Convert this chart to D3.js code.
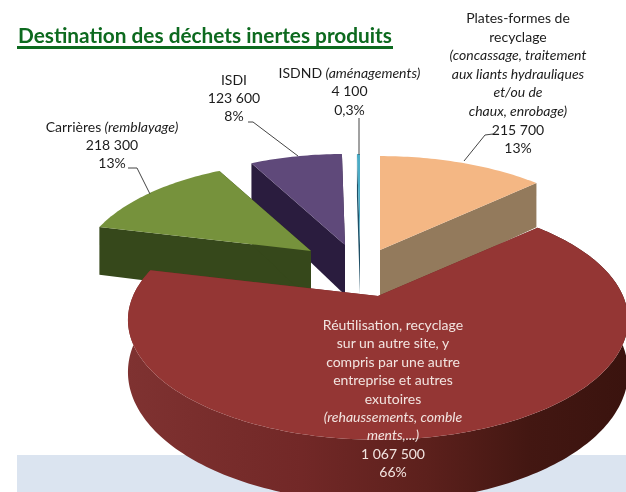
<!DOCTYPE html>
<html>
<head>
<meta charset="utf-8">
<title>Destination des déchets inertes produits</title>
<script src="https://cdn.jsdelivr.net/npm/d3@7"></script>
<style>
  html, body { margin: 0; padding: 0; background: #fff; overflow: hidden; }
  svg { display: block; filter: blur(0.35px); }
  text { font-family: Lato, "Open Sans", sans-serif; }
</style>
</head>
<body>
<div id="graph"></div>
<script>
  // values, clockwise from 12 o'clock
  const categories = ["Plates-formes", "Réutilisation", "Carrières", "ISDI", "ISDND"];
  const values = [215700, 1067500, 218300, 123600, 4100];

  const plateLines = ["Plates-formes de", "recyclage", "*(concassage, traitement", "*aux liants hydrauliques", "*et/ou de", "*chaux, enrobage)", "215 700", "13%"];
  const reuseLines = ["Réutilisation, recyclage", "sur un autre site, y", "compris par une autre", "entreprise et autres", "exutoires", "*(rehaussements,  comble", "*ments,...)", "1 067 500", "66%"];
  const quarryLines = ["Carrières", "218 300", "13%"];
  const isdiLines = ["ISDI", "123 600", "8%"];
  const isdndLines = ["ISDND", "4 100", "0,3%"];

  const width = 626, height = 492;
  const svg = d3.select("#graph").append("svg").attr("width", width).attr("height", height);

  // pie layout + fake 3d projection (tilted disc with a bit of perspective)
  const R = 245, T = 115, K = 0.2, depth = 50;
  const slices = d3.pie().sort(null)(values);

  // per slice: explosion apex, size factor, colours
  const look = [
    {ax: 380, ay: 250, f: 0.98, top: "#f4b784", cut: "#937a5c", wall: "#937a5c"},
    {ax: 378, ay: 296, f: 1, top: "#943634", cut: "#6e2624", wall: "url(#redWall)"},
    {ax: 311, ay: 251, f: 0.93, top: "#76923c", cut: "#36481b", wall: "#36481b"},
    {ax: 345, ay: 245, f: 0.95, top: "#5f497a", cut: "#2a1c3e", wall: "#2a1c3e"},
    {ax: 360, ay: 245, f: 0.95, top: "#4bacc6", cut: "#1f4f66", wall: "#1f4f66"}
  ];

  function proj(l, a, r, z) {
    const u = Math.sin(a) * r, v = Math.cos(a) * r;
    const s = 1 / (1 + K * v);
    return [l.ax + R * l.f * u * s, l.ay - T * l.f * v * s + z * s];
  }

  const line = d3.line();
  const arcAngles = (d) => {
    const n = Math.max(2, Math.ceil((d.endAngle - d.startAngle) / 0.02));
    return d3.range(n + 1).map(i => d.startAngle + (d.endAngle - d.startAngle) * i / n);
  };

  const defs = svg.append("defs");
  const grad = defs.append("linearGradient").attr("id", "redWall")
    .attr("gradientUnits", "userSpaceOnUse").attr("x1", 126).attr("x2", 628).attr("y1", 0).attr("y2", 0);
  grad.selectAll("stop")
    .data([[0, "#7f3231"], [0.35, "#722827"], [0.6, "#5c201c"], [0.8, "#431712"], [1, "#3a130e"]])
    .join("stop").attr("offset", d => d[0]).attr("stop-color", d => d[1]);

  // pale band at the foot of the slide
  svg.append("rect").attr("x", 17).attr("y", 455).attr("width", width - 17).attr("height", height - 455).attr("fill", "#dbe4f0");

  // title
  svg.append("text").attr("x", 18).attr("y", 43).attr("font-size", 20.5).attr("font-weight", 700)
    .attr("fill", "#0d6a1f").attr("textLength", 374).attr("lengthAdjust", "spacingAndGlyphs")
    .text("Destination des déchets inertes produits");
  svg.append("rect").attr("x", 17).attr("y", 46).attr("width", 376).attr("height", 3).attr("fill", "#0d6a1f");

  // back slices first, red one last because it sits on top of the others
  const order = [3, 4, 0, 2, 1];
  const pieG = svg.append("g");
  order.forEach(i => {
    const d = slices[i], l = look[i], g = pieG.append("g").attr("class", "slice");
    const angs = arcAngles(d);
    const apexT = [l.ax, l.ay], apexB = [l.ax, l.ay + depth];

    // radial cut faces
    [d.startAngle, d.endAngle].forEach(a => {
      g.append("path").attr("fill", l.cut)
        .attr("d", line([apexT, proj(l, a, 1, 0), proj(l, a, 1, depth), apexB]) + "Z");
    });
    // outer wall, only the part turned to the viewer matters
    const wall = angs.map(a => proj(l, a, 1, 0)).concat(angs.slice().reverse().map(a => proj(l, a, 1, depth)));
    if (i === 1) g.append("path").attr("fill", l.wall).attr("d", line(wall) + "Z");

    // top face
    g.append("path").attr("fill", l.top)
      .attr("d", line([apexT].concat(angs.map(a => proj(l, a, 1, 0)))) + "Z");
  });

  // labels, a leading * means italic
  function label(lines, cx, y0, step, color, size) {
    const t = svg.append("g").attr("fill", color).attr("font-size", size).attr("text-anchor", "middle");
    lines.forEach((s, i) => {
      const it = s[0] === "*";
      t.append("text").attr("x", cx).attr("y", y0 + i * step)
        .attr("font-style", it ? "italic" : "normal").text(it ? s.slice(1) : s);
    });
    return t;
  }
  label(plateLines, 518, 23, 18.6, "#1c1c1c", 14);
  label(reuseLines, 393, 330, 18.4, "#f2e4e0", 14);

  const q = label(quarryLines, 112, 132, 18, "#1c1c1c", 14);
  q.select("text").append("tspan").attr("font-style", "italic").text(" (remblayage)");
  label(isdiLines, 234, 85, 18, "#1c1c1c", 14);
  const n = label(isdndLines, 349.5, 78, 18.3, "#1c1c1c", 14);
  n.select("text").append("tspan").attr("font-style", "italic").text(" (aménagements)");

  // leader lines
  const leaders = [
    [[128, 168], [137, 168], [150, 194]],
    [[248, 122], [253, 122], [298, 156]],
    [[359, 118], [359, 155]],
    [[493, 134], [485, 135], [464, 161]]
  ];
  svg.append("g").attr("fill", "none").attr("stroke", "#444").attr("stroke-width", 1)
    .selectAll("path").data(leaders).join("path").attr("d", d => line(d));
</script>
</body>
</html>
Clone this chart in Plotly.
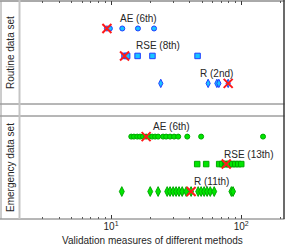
──────────
• **WHAT YOU HAVE TO DO**: Pictures in the records should not appear in your copy, but everything else must be transcribed exactly.

• **WRITTEN ANSWER**:
Convert this chart to D3.js code.
<!DOCTYPE html>
<html>
<head>
<meta charset="utf-8">
<title>Destination des déchets inertes produits</title>
<script src="https://cdn.jsdelivr.net/npm/d3@7"></script>
<style>
  html, body { margin: 0; padding: 0; background: #fff; overflow: hidden; }
  svg { display: block; filter: blur(0.35px); }
  text { font-family: Lato, "Open Sans", sans-serif; }
</style>
</head>
<body>
<div id="graph"></div>
<script>
  // values, clockwise from 12 o'clock
  const categories = ["Plates-formes", "Réutilisation", "Carrières", "ISDI", "ISDND"];
  const values = [215700, 1067500, 218300, 123600, 4100];

  const plateLines = ["Plates-formes de", "recyclage", "*(concassage, traitement", "*aux liants hydrauliques", "*et/ou de", "*chaux, enrobage)", "215 700", "13%"];
  const reuseLines = ["Réutilisation, recyclage", "sur un autre site, y", "compris par une autre", "entreprise et autres", "exutoires", "*(rehaussements,  comble", "*ments,...)", "1 067 500", "66%"];
  const quarryLines = ["Carrières", "218 300", "13%"];
  const isdiLines = ["ISDI", "123 600", "8%"];
  const isdndLines = ["ISDND", "4 100", "0,3%"];

  const width = 626, height = 492;
  const svg = d3.select("#graph").append("svg").attr("width", width).attr("height", height);

  // pie layout + fake 3d projection (tilted disc with a bit of perspective)
  const R = 245, T = 115, K = 0.2, depth = 50;
  const slices = d3.pie().sort(null)(values);

  // per slice: explosion apex, size factor, colours
  const look = [
    {ax: 380, ay: 250, f: 0.98, top: "#f4b784", cut: "#937a5c", wall: "#937a5c"},
    {ax: 378, ay: 296, f: 1, top: "#943634", cut: "#6e2624", wall: "url(#redWall)"},
    {ax: 311, ay: 251, f: 0.93, top: "#76923c", cut: "#36481b", wall: "#36481b"},
    {ax: 345, ay: 245, f: 0.95, top: "#5f497a", cut: "#2a1c3e", wall: "#2a1c3e"},
    {ax: 360, ay: 245, f: 0.95, top: "#4bacc6", cut: "#1f4f66", wall: "#1f4f66"}
  ];

  function proj(l, a, r, z) {
    const u = Math.sin(a) * r, v = Math.cos(a) * r;
    const s = 1 / (1 + K * v);
    return [l.ax + R * l.f * u * s, l.ay - T * l.f * v * s + z * s];
  }

  const line = d3.line();
  const arcAngles = (d) => {
    const n = Math.max(2, Math.ceil((d.endAngle - d.startAngle) / 0.02));
    return d3.range(n + 1).map(i => d.startAngle + (d.endAngle - d.startAngle) * i / n);
  };

  const defs = svg.append("defs");
  const grad = defs.append("linearGradient").attr("id", "redWall")
    .attr("gradientUnits", "userSpaceOnUse").attr("x1", 126).attr("x2", 628).attr("y1", 0).attr("y2", 0);
  grad.selectAll("stop")
    .data([[0, "#7f3231"], [0.35, "#722827"], [0.6, "#5c201c"], [0.8, "#431712"], [1, "#3a130e"]])
    .join("stop").attr("offset", d => d[0]).attr("stop-color", d => d[1]);

  // pale band at the foot of the slide
  svg.append("rect").attr("x", 17).attr("y", 455).attr("width", width - 17).attr("height", height - 455).attr("fill", "#dbe4f0");

  // title
  svg.append("text").attr("x", 18).attr("y", 43).attr("font-size", 20.5).attr("font-weight", 700)
    .attr("fill", "#0d6a1f").attr("textLength", 374).attr("lengthAdjust", "spacingAndGlyphs")
    .text("Destination des déchets inertes produits");
  svg.append("rect").attr("x", 17).attr("y", 46).attr("width", 376).attr("height", 3).attr("fill", "#0d6a1f");

  // back slices first, red one last because it sits on top of the others
  const order = [3, 4, 0, 2, 1];
  const pieG = svg.append("g");
  order.forEach(i => {
    const d = slices[i], l = look[i], g = pieG.append("g").attr("class", "slice");
    const angs = arcAngles(d);
    const apexT = [l.ax, l.ay], apexB = [l.ax, l.ay + depth];

    // radial cut faces
    [d.startAngle, d.endAngle].forEach(a => {
      g.append("path").attr("fill", l.cut)
        .attr("d", line([apexT, proj(l, a, 1, 0), proj(l, a, 1, depth), apexB]) + "Z");
    });
    // outer wall, only the part turned to the viewer matters
    const wall = angs.map(a => proj(l, a, 1, 0)).concat(angs.slice().reverse().map(a => proj(l, a, 1, depth)));
    if (i === 1) g.append("path").attr("fill", l.wall).attr("d", line(wall) + "Z");

    // top face
    g.append("path").attr("fill", l.top)
      .attr("d", line([apexT].concat(angs.map(a => proj(l, a, 1, 0)))) + "Z");
  });

  // labels, a leading * means italic
  function label(lines, cx, y0, step, color, size) {
    const t = svg.append("g").attr("fill", color).attr("font-size", size).attr("text-anchor", "middle");
    lines.forEach((s, i) => {
      const it = s[0] === "*";
      t.append("text").attr("x", cx).attr("y", y0 + i * step)
        .attr("font-style", it ? "italic" : "normal").text(it ? s.slice(1) : s);
    });
    return t;
  }
  label(plateLines, 518, 23, 18.6, "#1c1c1c", 14);
  label(reuseLines, 393, 330, 18.4, "#f2e4e0", 14);

  const q = label(quarryLines, 112, 132, 18, "#1c1c1c", 14);
  q.select("text").append("tspan").attr("font-style", "italic").text(" (remblayage)");
  label(isdiLines, 234, 85, 18, "#1c1c1c", 14);
  const n = label(isdndLines, 349.5, 78, 18.3, "#1c1c1c", 14);
  n.select("text").append("tspan").attr("font-style", "italic").text(" (aménagements)");

  // leader lines
  const leaders = [
    [[128, 168], [137, 168], [150, 194]],
    [[248, 122], [253, 122], [298, 156]],
    [[359, 118], [359, 155]],
    [[493, 134], [485, 135], [464, 161]]
  ];
  svg.append("g").attr("fill", "none").attr("stroke", "#444").attr("stroke-width", 1)
    .selectAll("path").data(leaders).join("path").attr("d", d => line(d));
</script>
</body>
</html>
Clone this chart in Plotly.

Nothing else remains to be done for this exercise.